Use the checklists at the end of this playbook to quickly guide the setup of individual benchmarks, benchmarking frameworks, and community engagement best practices.

Introduction

This playbook is designed to help projects improve the accuracy and reliability of their scientific results through effective benchmarking practices. The target audience is the technical and scientific leadership of scientific software and research projects at OMSF or other open science projects. The recommendations in this guide are particularly oriented toward large projects with many loosely affiliated scientific contributors, such as trainees in academic research groups. This document will cover key aspects of managing and implementing benchmarking efforts, with a focus on ensuring that tools and methods meet high-quality standards.

What is benchmarking?

Benchmarking is the process of systematically comparing the performance, accuracy, and efficiency of scientific methods, software, or tools against established standards or references, ideally in an automated way. It plays a crucial role in validating scientific results by providing objective metrics for evaluating how well different approaches perform under specific conditions.

Why is benchmarking important?

  • Can’t see what you don’t test for - Changes to the codebase might result in changes to the scientific output, but if you don’t test for it, you won’t be able to see them. Such changes are not covered by the standard framework of unit tests and integration tests.

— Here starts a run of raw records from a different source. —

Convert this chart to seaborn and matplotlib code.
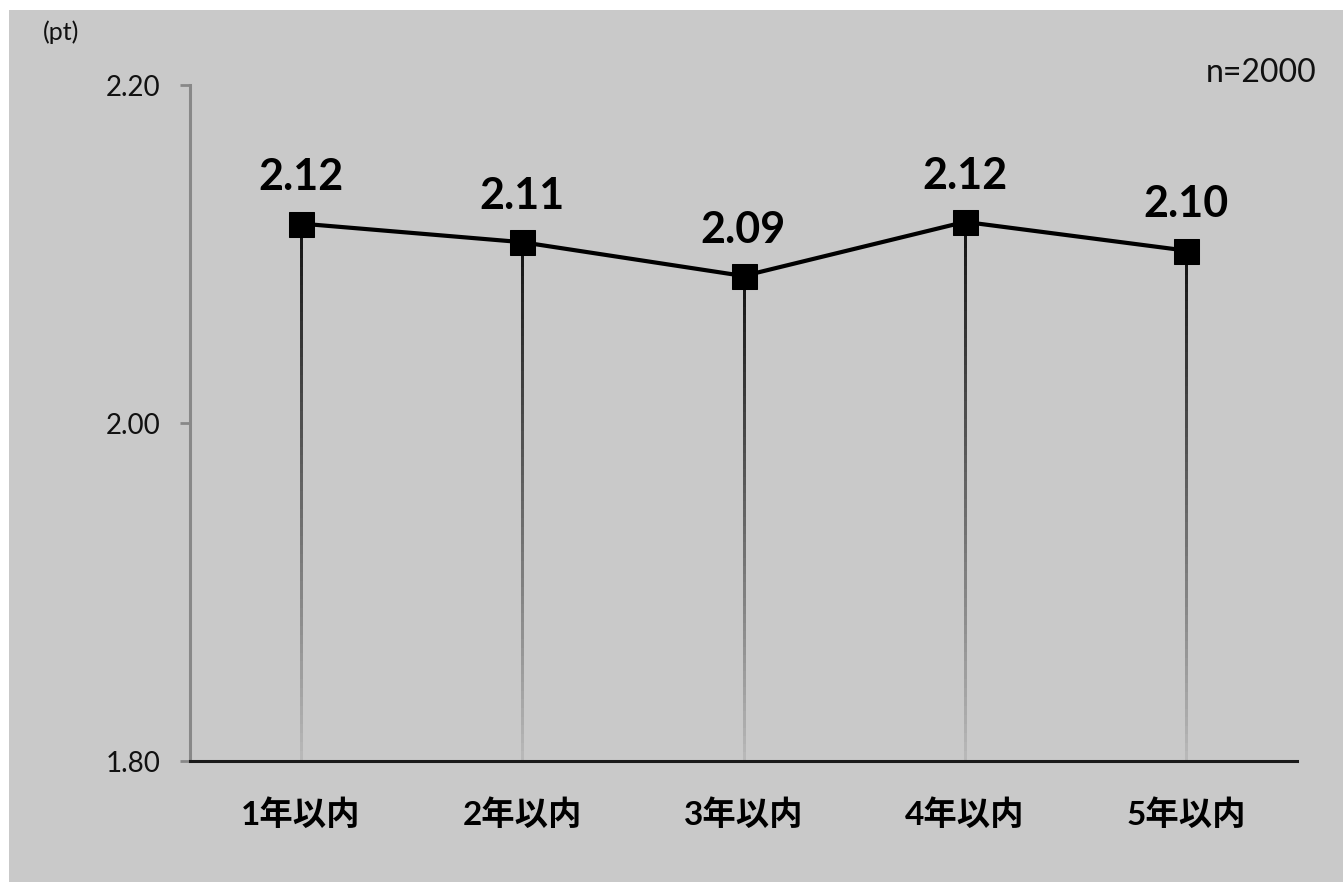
import numpy as np
import pandas as pd
import matplotlib
matplotlib.use("Agg")
import matplotlib.pyplot as plt
import seaborn as sns
from matplotlib.collections import LineCollection
from matplotlib.patches import Rectangle

# Data
categories = ["1年以内", "2年以内", "3年以内", "4年以内", "5年以内"]
scores = [2.118, 2.107, 2.087, 2.119, 2.102]
y_ticks = [1.80, 2.00, 2.20]
y_min, y_max = 1.80, 2.20
unit_label = "(pt)"
sample_note = "n=2000"

BG = "#c9c9c9"

sns.set_theme(style="white")
plt.rcParams["font.family"] = ["Lato", "Noto Sans CJK JP", "DejaVu Sans"]

df = pd.DataFrame({"category": categories, "score": scores, "pos": np.arange(len(categories))})

fig = plt.figure(figsize=(13.43, 8.82), dpi=100, facecolor="white")
fig.patches.append(Rectangle((9 / 1343, 0), 1 - 9 / 1343, 1 - 10 / 882,
                             transform=fig.transFigure, facecolor=BG,
                             edgecolor="none", zorder=-10))
ax = fig.add_axes([190 / 1343, 1 - 761 / 882, (1297 - 190) / 1343, (761 - 85) / 882])
ax.set_facecolor(BG)

# Drop lines from each point to the baseline, shaded dark-to-light
n_seg = 60
segs, cols = [], []
top_c = np.array([0.07, 0.07, 0.07])
bot_c = np.array([0.72, 0.72, 0.72])
for p, v in zip(df["pos"], df["score"]):
    ys = np.linspace(v, y_min, n_seg + 1)
    for i in range(n_seg):
        segs.append([(p, ys[i]), (p, ys[i + 1])])
        t = i / (n_seg - 1)
        cols.append(tuple(top_c + (bot_c - top_c) * t))
ax.add_collection(LineCollection(segs, colors=cols, linewidths=2.0, zorder=2,
                                 capstyle="projecting", antialiaseds=False))

sns.lineplot(data=df, x="pos", y="score", ax=ax, color="black", linewidth=3.0,
             marker="s", markersize=18, markeredgecolor="black",
             markerfacecolor="black", zorder=4)

for p, v in zip(df["pos"], df["score"]):
    ax.annotate(f"{v:.2f}", (p, v), xytext=(0, 19), textcoords="offset points",
                ha="center", va="bottom", fontsize=31, fontweight="bold",
                color="black", zorder=5)

ax.set_xlim(-0.5, len(categories) - 0.5)
ax.set_ylim(y_min, y_max)
ax.set_yticks(y_ticks)
ax.set_yticklabels([f"{t:.2f}" for t in y_ticks], fontsize=20, color="#111111")
ax.set_xticks(df["pos"])
ax.set_xticklabels(categories, fontsize=24, fontweight="bold", color="black")
ax.tick_params(axis="x", length=0, pad=27)
ax.tick_params(axis="y", length=7, width=2, color="#888888", pad=14, left=True)
ax.set_xlabel("")
ax.set_ylabel("")

for s in ["top", "right"]:
    ax.spines[s].set_visible(False)
ax.spines["left"].set_color("#888888")
ax.spines["left"].set_linewidth(2.2)
ax.spines["bottom"].set_color("#1a1a1a")
ax.spines["bottom"].set_linewidth(2.2)
ax.spines["bottom"].set_zorder(3)

fig.text(61 / 1343, 1 - 32 / 882, unit_label, fontsize=18, ha="center", va="center",
         color="#111111")
fig.text(1317 / 1343, 1 - 73 / 882, sample_note, fontsize=23, ha="right", va="center",
         color="#111111")

fig.savefig("out.png", dpi=100, facecolor="white")
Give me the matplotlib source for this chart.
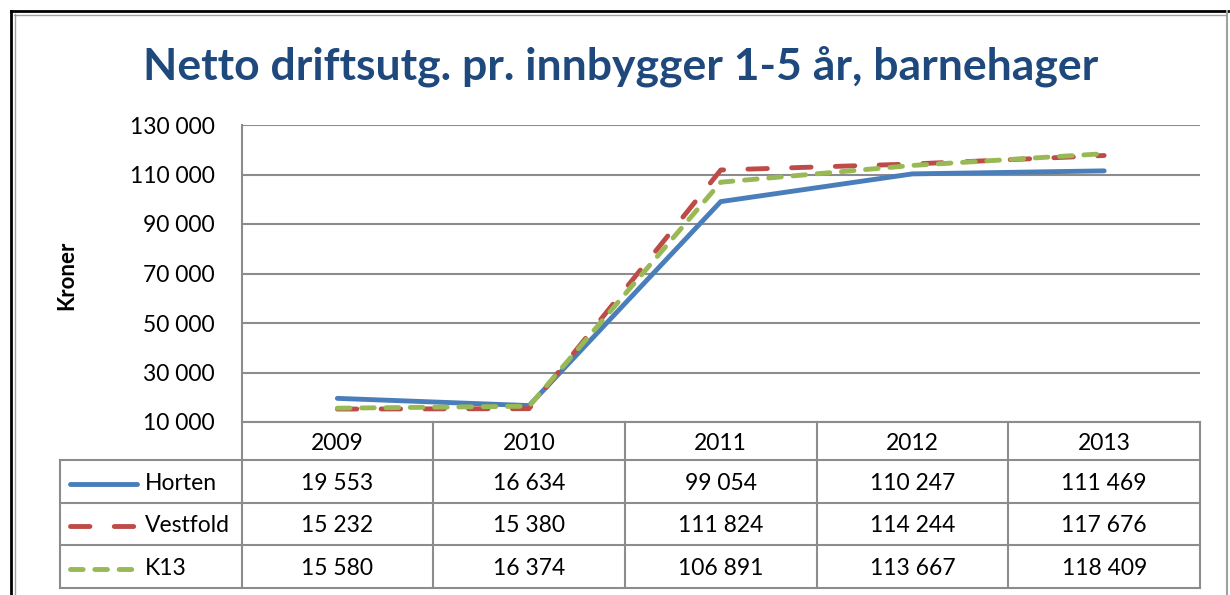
import matplotlib
matplotlib.use("Agg")
import matplotlib.pyplot as plt
from matplotlib.lines import Line2D
import matplotlib.transforms as mtransforms

years = ["2009", "2010", "2011", "2012", "2013"]
horten = [19553, 16634, 99054, 110247, 111469]
vestfold = [15232, 15380, 111824, 114244, 117676]
k13 = [15580, 16374, 106891, 113667, 118409]
series_names = ["Horten", "Vestfold", "K13"]
yticks = [10000, 30000, 50000, 70000, 90000, 110000, 130000]
title = "Netto driftsutg. pr. innbygger 1-5 år, barnehager"
ylabel = "Kroner"

W, H = 1230, 595
DPI = 100
FONT = "Lato"
FS = 16.5

colors = ["#4A7EBB", "#BE4B48", "#98B954"]
LW = 3.5
styles = [
    dict(linestyle="-"),
    dict(linestyle=(0, (4.0, 5.0))),
    dict(linestyle=(0, (2.6, 2.4))),
]

def fmt(v):
    return f"{v:,}".replace(",", " ")

fig = plt.figure(figsize=(W / DPI, H / DPI), dpi=DPI)

def fx(px):
    return px / W

def fy(py):
    return 1 - py / H

# plot area
L, R, T, B = 241.5, 1200, 125, 422
ax = fig.add_axes([fx(L), fy(B), fx(R) - fx(L), fy(T) - fy(B)])
ax.set_xlim(-0.5, len(years) - 0.5)
ax.set_ylim(yticks[0], yticks[-1])
ax.set_yticks(yticks)
ax.set_yticklabels([fmt(v) for v in yticks], fontsize=FS, family=FONT)
ax.tick_params(axis="y", length=0, pad=19)
ax.set_xticks([])
for s in ["top", "right"]:
    ax.spines[s].set_visible(False)
for s in ["left", "bottom"]:
    ax.spines[s].set_color("#8C8C8C")
    ax.spines[s].set_linewidth(1.5)
ax.yaxis.grid(True, color="#8C8C8C", linewidth=1.5)
ax.set_axisbelow(True)

x = list(range(len(years)))
data = [horten, vestfold, k13]
for vals, c, st in zip(data, colors, styles):
    ax.plot(x, vals, color=c, linewidth=LW, solid_capstyle="round",
            dash_capstyle="round", solid_joinstyle="round", **st)

# title & y label
fig.text(fx(621), fy(66), title, ha="center", va="center", fontsize=32,
         fontweight="bold", color="#1F497D", family=FONT)
fig.text(fx(67), fy(275), ylabel, ha="center", va="center", rotation=90,
         fontsize=16, fontweight="bold", family=FONT)

# data table below the axes
trans = mtransforms.blended_transform_factory(ax.transData, fig.transFigure)
gray = "#8C8C8C"
row_y = [422, 460, 503, 545, 588]
leg_left = 60
for yy in row_y[1:]:
    fig.add_artist(Line2D([fx(leg_left), fx(R)], [fy(yy), fy(yy)], color=gray, lw=1.5))
edges = [-0.5 + k for k in range(len(years) + 1)]
for e in edges:
    fig.add_artist(Line2D([e, e], [fy(row_y[0]), fy(row_y[-1])], color=gray, lw=1.5,
                          transform=trans))
fig.add_artist(Line2D([fx(leg_left), fx(leg_left)], [fy(row_y[1]), fy(row_y[-1])],
                      color=gray, lw=1.5))

for xi, yr in zip(x, years):
    fig.text(xi, fy((row_y[0] + row_y[1]) / 2 + 2), yr, transform=trans, ha="center",
             va="center", fontsize=FS, family=FONT)
for r, (name, vals, c, st) in enumerate(zip(series_names, data, colors, styles)):
    yc = fy((row_y[r + 1] + row_y[r + 2]) / 2 + 2)
    fig.add_artist(Line2D([fx(70), fx(137)], [yc, yc], color=c, lw=LW,
                          solid_capstyle="round", dash_capstyle="round", **st))
    fig.text(fx(145), yc, name, ha="left", va="center", fontsize=FS, family=FONT)
    for xi, v in zip(x, vals):
        fig.text(xi, yc, fmt(v), transform=trans, ha="center", va="center",
                 fontsize=FS, family=FONT)

# outer border
fig.add_artist(Line2D([fx(11), fx(11)], [fy(11), 0], color="black", lw=2))
fig.add_artist(Line2D([fx(11), fx(1228)], [fy(11), fy(11)], color="black", lw=2))
fig.add_artist(Line2D([fx(14.5), fx(14.5)], [fy(14), 0], color="#A0A0A0", lw=1))
fig.add_artist(Line2D([fx(14), fx(1226)], [fy(14.5), fy(14.5)], color="#A0A0A0", lw=1))
fig.add_artist(Line2D([fx(1227), fx(1227)], [fy(11), 0], color="#A0A0A0", lw=1.5))

fig.savefig("out.png", dpi=DPI)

  • Effective benchmarking ensures that research outputs are trustworthy, reproducible, and competitive within the scientific community. By adopting best practices in benchmarking, projects can identify areas for improvement, enhance collaboration, and maintain credibility. While many of the recommendations will be relevant to internal scientific development practices, this playbook specifically addresses the procedures and strategies for conducting effective benchmarking. The concepts outlined are general and not tied to any particular scientific domain, but some terminology and examples may reference widely used software platforms or benchmarking frameworks.